● **INSTRUCTION**
Lines containing the word "that" are the ones to copy from the records below.
===== ITEMS
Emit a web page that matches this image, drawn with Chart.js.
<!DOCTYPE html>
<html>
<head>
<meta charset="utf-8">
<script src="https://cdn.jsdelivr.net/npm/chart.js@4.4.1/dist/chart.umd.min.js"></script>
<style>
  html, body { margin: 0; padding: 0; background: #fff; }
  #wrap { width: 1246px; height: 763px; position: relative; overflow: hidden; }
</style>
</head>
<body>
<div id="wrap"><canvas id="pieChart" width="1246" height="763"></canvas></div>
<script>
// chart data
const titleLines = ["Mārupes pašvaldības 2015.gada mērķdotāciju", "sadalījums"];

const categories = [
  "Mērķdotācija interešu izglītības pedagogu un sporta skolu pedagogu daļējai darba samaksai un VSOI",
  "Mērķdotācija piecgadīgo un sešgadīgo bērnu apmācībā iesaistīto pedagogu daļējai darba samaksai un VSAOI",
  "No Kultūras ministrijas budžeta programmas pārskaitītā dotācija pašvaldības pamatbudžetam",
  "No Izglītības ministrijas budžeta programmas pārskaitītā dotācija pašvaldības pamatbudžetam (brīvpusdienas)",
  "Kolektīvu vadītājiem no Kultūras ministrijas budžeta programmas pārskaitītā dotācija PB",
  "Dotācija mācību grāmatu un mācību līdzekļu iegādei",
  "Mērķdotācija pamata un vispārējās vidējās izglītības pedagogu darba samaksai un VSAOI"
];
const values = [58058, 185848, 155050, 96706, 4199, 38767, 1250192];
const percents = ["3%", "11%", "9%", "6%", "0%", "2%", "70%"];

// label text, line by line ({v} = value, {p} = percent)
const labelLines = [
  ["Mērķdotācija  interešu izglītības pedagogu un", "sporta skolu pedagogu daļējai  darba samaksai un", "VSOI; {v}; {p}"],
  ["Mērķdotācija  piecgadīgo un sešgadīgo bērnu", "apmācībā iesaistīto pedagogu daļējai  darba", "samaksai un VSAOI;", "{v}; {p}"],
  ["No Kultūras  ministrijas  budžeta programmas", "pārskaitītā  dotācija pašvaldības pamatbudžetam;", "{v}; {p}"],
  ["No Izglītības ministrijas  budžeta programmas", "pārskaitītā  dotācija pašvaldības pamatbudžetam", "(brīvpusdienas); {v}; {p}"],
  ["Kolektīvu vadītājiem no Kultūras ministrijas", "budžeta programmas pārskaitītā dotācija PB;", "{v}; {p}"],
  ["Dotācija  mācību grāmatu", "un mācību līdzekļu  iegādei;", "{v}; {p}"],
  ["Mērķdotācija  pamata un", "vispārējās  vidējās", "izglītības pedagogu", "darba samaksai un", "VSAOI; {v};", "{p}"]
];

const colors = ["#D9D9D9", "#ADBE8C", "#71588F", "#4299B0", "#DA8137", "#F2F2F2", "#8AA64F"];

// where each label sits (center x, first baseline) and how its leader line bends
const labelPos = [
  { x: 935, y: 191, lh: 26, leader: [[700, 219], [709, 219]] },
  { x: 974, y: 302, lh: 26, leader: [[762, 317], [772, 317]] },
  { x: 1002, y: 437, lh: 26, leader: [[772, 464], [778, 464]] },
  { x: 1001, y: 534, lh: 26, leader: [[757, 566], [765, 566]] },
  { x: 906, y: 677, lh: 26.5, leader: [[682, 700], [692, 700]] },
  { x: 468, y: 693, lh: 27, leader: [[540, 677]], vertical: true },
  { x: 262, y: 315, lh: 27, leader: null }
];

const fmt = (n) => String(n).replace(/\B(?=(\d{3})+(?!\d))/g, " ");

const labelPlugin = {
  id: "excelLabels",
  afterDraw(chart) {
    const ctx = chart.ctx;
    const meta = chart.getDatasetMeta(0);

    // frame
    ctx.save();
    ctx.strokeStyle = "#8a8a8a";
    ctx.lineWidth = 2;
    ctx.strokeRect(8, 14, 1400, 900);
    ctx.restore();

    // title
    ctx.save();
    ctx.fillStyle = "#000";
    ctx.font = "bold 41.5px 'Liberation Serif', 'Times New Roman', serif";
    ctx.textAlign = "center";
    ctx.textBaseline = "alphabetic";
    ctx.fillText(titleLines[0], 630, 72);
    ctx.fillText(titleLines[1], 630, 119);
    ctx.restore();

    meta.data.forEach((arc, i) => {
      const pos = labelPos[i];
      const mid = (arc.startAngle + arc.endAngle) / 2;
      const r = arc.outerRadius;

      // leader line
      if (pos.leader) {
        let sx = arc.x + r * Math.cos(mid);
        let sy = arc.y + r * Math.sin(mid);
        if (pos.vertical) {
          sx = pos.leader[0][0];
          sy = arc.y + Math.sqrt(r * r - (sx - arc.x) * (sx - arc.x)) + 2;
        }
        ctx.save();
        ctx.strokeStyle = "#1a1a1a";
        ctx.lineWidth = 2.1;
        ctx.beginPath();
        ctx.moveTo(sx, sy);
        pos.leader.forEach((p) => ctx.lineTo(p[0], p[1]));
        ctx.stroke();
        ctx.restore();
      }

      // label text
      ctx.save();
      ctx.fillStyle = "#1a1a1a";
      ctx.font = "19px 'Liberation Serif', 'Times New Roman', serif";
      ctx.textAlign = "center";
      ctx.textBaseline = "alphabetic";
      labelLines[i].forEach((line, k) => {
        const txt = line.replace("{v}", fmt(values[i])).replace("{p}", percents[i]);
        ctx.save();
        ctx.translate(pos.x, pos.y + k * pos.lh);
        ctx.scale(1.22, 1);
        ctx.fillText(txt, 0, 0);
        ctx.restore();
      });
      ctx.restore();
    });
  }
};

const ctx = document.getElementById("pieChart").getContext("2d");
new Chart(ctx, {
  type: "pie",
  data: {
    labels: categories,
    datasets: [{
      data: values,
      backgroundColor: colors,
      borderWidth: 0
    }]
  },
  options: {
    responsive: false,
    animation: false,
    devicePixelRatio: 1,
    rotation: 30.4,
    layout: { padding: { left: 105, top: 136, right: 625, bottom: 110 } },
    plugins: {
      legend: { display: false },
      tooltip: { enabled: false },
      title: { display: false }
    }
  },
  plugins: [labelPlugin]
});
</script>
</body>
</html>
==========
===== ITEMS
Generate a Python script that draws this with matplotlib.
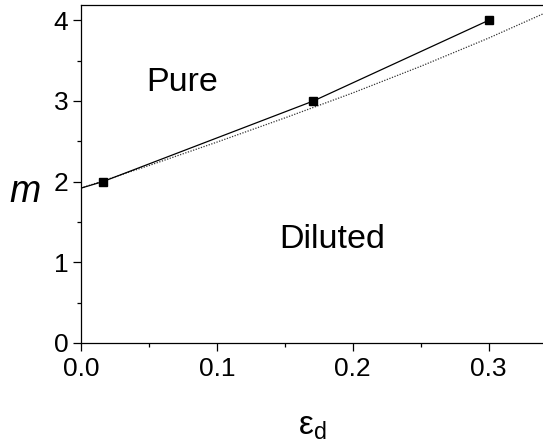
==========
● **PROBLEM SOLUTION**
Emit a web page that matches this image, drawn with Chart.js.
Generate a Python script that draws this with matplotlib.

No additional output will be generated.